Just received this Saturday to keep my 100 company

White hands, Kain Heritage Strap #9/500 - NEW From AD


----------



## Will3020 (Aug 28, 2012)

Oh wow, very niccccce ! |>|> ;-)


----------



## Mulder (Dec 11, 2013)

DocRandy said:


> White hands, Kain Heritage Strap #9/500 - NEW From AD


Congrats on the new bronze and great choice ordering SS hands.
The Bronze is still my fav.


----------



## laoshun78 (Apr 3, 2014)

whoa handsome watch right there lolol


----------



## manofrolex (Jul 9, 2012)

me like. been waiting for my GMT BS100 for a few weeks now and cannot wait for it.


----------



## mpalmer (Dec 30, 2011)

That's a great looking diver!
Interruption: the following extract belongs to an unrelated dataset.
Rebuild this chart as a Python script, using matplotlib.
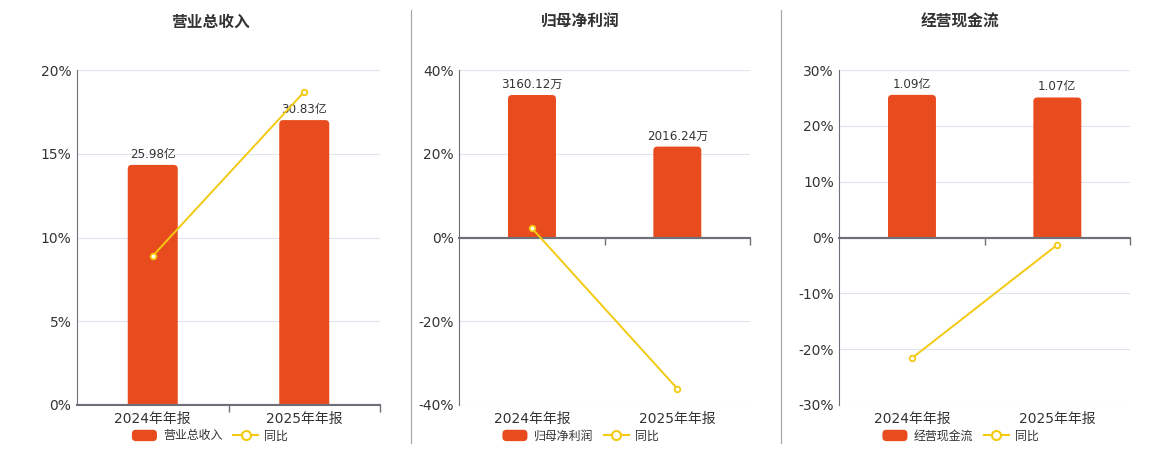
import matplotlib
matplotlib.use('Agg')
import matplotlib.pyplot as plt
from matplotlib.patches import FancyBboxPatch, Rectangle, Patch
from matplotlib.lines import Line2D
from matplotlib.legend_handler import HandlerPatch
from matplotlib.ticker import FuncFormatter, MultipleLocator

plt.rcParams['font.family'] = ['DejaVu Sans', 'Noto Sans CJK SC']

# ---------------- data ----------------
categories = ['2024年年报', '2025年年报']
titles = ['营业总收入', '归母净利润', '经营现金流']

revenue = [25.98, 30.83]            # 亿
revenue_labels = ['25.98亿', '30.83亿']
revenue_yoy = [8.9, 18.7]           # %

profit = [3160.12, 2016.24]         # 万
profit_labels = ['3160.12万', '2016.24万']
profit_yoy = [2.2, -36.1]           # %

cash = [1.09, 1.07]                 # 亿
cash_labels = ['1.09亿', '1.07亿']
cash_yoy = [-21.6, -1.3]            # %

pct_axes = [(0, 20, 5), (-40, 40, 20), (-30, 30, 10)]
bar_axes = [(0, 36.25), (-3715, 3715), (-1.28, 1.28)]

# ---------------- style ----------------
W, H = 1160, 450
BAR_C = '#E84C1E'
LINE_C = '#F3C911'
AXIS_C = '#6E7079'
GRID_C = '#E0E6F1'
TXT_C = '#333333'

panels = [
    (revenue, revenue_labels, revenue_yoy),
    (profit, profit_labels, profit_yoy),
    (cash, cash_labels, cash_yoy),
]
ax_px = [(77, 380), (459.3, 750), (839.3, 1130)]
centers = [210, 580.5, 960.5]
top_px, bot_px = 70, 405

fig = plt.figure(figsize=(W / 100, H / 100), dpi=100)
fig.patch.set_facecolor('white')


def rounded(legend, orig_handle, xdescent, ydescent, width, height, fontsize):
    return FancyBboxPatch((-xdescent, -ydescent), width, height,
                          boxstyle='round,pad=0,rounding_size=3')


for i, ((vals, lbls, yoy), (x0, x1)) in enumerate(zip(panels, ax_px)):
    lo, hi, step = pct_axes[i]
    blo, bhi = bar_axes[i]
    rect = [x0 / W, (H - bot_px) / H, (x1 - x0) / W, (bot_px - top_px) / H]
    ax = fig.add_axes(rect)
    axb = ax.twinx()
    axl = ax.twinx()

    xs = list(range(len(categories)))

    # percent axis
    ax.set_xlim(-0.5, len(categories) - 0.5)
    ax.set_ylim(lo, hi)
    ax.yaxis.set_major_locator(MultipleLocator(step))
    ax.yaxis.set_major_formatter(FuncFormatter(lambda v, p: f'{v:.0f}%'))
    ax.grid(axis='y', color=GRID_C, lw=0.8)
    ax.set_axisbelow(True)
    for s in ('top', 'right'):
        ax.spines[s].set_visible(False)
    ax.spines['left'].set_color(AXIS_C)
    ax.spines['left'].set_linewidth(0.8)
    ax.spines['bottom'].set_position(('data', 0))
    ax.spines['bottom'].set_color(AXIS_C)
    ax.spines['bottom'].set_linewidth(1.5)
    ax.set_xticks([x + 0.5 for x in xs])
    ax.set_xticklabels([])
    ax.tick_params(axis='x', length=5, width=1, color=AXIS_C, direction='out')
    ax.tick_params(axis='y', length=0, pad=4, labelsize=10, labelcolor=TXT_C)
    for x, c in zip(xs, categories):
        ax.text(x, -0.022, c, transform=ax.get_xaxis_transform(), ha='center',
                va='top', fontsize=10, color=TXT_C)

    # bars
    axb.set_ylim(blo, bhi)
    axb.axis('off')
    bars = axb.bar(xs, vals, width=0.33, color=BAR_C)
    pxx = (x1 - x0) / (len(categories))
    pxy = (bot_px - top_px) / (bhi - blo)
    r_px = 4
    rx = r_px / pxx
    ry = r_px / pxy
    for b in bars:
        b.set_visible(False)
        bx, by, bw, bh = b.get_x(), b.get_y(), b.get_width(), b.get_height()
        rp = FancyBboxPatch((bx, by - ry), bw, bh + ry,
                            boxstyle=f'round,pad=0,rounding_size={rx}',
                            mutation_aspect=pxx / pxy,
                            facecolor=BAR_C, edgecolor='none')
        axb.add_patch(rp)
        clip = Rectangle((-0.5, 0), len(categories), bhi, transform=axb.transData)
        rp.set_clip_path(clip)
    axb.bar_label(bars, labels=lbls, padding=3, fontsize=8.6, color=TXT_C)

    # yoy line
    axl.set_ylim(lo, hi)
    axl.axis('off')
    axl.axhline(0, color=AXIS_C, lw=1.5, zorder=1)
    axl.plot(xs, yoy, color=LINE_C, lw=1.4, marker='o', ms=4, mfc='white',
             mec=LINE_C, mew=1.3, zorder=5)

    # title
    fig.text(centers[i] / W, 1 - 22 / H, titles[i], ha='center', va='center',
             fontsize=11.3, fontweight='bold', color=TXT_C)

    # legend
    ph = Patch(facecolor=BAR_C, edgecolor='none', label=titles[i])
    lh = Line2D([], [], color=LINE_C, lw=1.5, marker='o', ms=6.5, mfc='white',
                mec=LINE_C, mew=1.5, label='同比')
    leg = fig.legend(handles=[ph, lh], loc='center',
                     bbox_to_anchor=(centers[i] / W, 1 - 436 / H),
                     ncol=2, frameon=False, fontsize=8.6,
                     handlelength=2.1, handleheight=1.09, handletextpad=0.5,
                     columnspacing=0.92, borderpad=0, borderaxespad=0,
                     handler_map={ph: HandlerPatch(patch_func=rounded)})
    for t in leg.get_texts():
        t.set_color(TXT_C)

# separators
for sx in (410.7, 780.7):
    fig.add_artist(Line2D([sx / W, sx / W], [1 - 10 / H, 1 - 443 / H],
                          transform=fig.transFigure, color='#A8A8A4', lw=0.9))

fig.savefig('out.png', dpi=100, facecolor='white')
Congrats on your new Aquadive!


----------



## StratosZ4 (Jun 5, 2013)

Great watch!

Wear it in good health!


----------



## jeff wilson (Sep 3, 2010)

Very nice.


----------



## Spring-Diver (Jan 26, 2009)

Excellent combination doc, enjoy that bad boy:-!

Cheers
Shannon


----------



## arutlosjr11 (Dec 24, 2010)

Congrats on getting one of the best (if not the best) bronze divers out there!


----------



## DocRandy (Mar 9, 2007)

Ordered the bracelet for the 300, should be here Weds


----------



## supawabb (Aug 27, 2007)

Really really sharp, congratulations.


----------



## amckiwi (Jul 20, 2012)

Hit the weights for the BS300 on the bracelet
Wear it with pride buddy
Stu


----------



## jiminpotomac (Feb 20, 2009)

I love the bronze- the strap is wonderful.

Enjoy!


----------



## DocRandy (Mar 9, 2007)




----------



## bomba (May 15, 2014)

Nice lume shot


----------



## MO-Tang (Mar 24, 2014)

I've always love superlume on the bezel. Super cool!


----------